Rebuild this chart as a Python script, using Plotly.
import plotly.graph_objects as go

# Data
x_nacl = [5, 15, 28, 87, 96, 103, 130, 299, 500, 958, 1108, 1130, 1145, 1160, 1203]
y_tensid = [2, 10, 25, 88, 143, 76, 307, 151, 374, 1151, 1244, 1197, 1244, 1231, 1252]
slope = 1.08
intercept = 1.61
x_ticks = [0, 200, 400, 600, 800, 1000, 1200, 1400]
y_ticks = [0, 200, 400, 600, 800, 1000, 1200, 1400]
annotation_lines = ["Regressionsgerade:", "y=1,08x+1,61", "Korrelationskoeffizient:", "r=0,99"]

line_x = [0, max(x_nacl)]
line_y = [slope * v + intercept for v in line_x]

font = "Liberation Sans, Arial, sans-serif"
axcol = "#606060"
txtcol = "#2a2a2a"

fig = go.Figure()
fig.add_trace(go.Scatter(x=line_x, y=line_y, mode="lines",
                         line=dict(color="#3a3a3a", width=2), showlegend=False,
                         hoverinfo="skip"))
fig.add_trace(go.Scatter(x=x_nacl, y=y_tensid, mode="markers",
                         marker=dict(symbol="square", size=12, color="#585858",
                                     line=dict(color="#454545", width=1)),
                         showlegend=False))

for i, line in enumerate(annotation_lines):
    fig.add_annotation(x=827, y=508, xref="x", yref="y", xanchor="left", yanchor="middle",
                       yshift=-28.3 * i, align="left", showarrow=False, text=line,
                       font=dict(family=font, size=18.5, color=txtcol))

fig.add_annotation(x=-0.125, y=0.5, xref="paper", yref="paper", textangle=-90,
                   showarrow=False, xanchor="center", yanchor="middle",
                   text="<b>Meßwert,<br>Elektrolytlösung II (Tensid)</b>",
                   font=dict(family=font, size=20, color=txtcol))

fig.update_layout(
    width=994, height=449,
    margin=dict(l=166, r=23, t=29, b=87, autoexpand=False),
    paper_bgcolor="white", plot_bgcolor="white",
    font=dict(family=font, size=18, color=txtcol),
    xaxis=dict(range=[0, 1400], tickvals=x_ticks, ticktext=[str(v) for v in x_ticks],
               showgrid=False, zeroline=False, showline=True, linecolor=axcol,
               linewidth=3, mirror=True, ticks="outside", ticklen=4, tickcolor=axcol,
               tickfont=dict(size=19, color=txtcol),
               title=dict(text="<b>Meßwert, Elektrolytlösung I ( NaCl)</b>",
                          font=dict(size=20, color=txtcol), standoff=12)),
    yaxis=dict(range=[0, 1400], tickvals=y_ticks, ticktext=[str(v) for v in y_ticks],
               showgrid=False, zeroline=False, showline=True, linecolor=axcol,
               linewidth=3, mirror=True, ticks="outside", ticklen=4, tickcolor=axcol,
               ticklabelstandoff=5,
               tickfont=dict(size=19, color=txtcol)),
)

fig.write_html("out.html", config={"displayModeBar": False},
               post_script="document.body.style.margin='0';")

####################

Could you quote the material above in full, exactly as it stands?

Rebuild this chart as a Python script, using Plotly.
import plotly.graph_objects as go

# Data
x_nacl = [5, 15, 28, 87, 96, 103, 130, 299, 500, 958, 1108, 1130, 1145, 1160, 1203]
y_tensid = [2, 10, 25, 88, 143, 76, 307, 151, 374, 1151, 1244, 1197, 1244, 1231, 1252]
slope = 1.08
intercept = 1.61
x_ticks = [0, 200, 400, 600, 800, 1000, 1200, 1400]
y_ticks = [0, 200, 400, 600, 800, 1000, 1200, 1400]
annotation_lines = ["Regressionsgerade:", "y=1,08x+1,61", "Korrelationskoeffizient:", "r=0,99"]

line_x = [0, max(x_nacl)]
line_y = [slope * v + intercept for v in line_x]

font = "Liberation Sans, Arial, sans-serif"
axcol = "#606060"
txtcol = "#2a2a2a"

fig = go.Figure()
fig.add_trace(go.Scatter(x=line_x, y=line_y, mode="lines",
                         line=dict(color="#3a3a3a", width=2), showlegend=False,
                         hoverinfo="skip"))
fig.add_trace(go.Scatter(x=x_nacl, y=y_tensid, mode="markers",
                         marker=dict(symbol="square", size=12, color="#585858",
                                     line=dict(color="#454545", width=1)),
                         showlegend=False))

for i, line in enumerate(annotation_lines):
    fig.add_annotation(x=827, y=508, xref="x", yref="y", xanchor="left", yanchor="middle",
                       yshift=-28.3 * i, align="left", showarrow=False, text=line,
                       font=dict(family=font, size=18.5, color=txtcol))

fig.add_annotation(x=-0.125, y=0.5, xref="paper", yref="paper", textangle=-90,
                   showarrow=False, xanchor="center", yanchor="middle",
                   text="<b>Meßwert,<br>Elektrolytlösung II (Tensid)</b>",
                   font=dict(family=font, size=20, color=txtcol))

fig.update_layout(
    width=994, height=449,
    margin=dict(l=166, r=23, t=29, b=87, autoexpand=False),
    paper_bgcolor="white", plot_bgcolor="white",
    font=dict(family=font, size=18, color=txtcol),
    xaxis=dict(range=[0, 1400], tickvals=x_ticks, ticktext=[str(v) for v in x_ticks],
               showgrid=False, zeroline=False, showline=True, linecolor=axcol,
               linewidth=3, mirror=True, ticks="outside", ticklen=4, tickcolor=axcol,
               tickfont=dict(size=19, color=txtcol),
               title=dict(text="<b>Meßwert, Elektrolytlösung I ( NaCl)</b>",
                          font=dict(size=20, color=txtcol), standoff=12)),
    yaxis=dict(range=[0, 1400], tickvals=y_ticks, ticktext=[str(v) for v in y_ticks],
               showgrid=False, zeroline=False, showline=True, linecolor=axcol,
               linewidth=3, mirror=True, ticks="outside", ticklen=4, tickcolor=axcol,
               ticklabelstandoff=5,
               tickfont=dict(size=19, color=txtcol)),
)

fig.write_html("out.html", config={"displayModeBar": False},
               post_script="document.body.style.margin='0';")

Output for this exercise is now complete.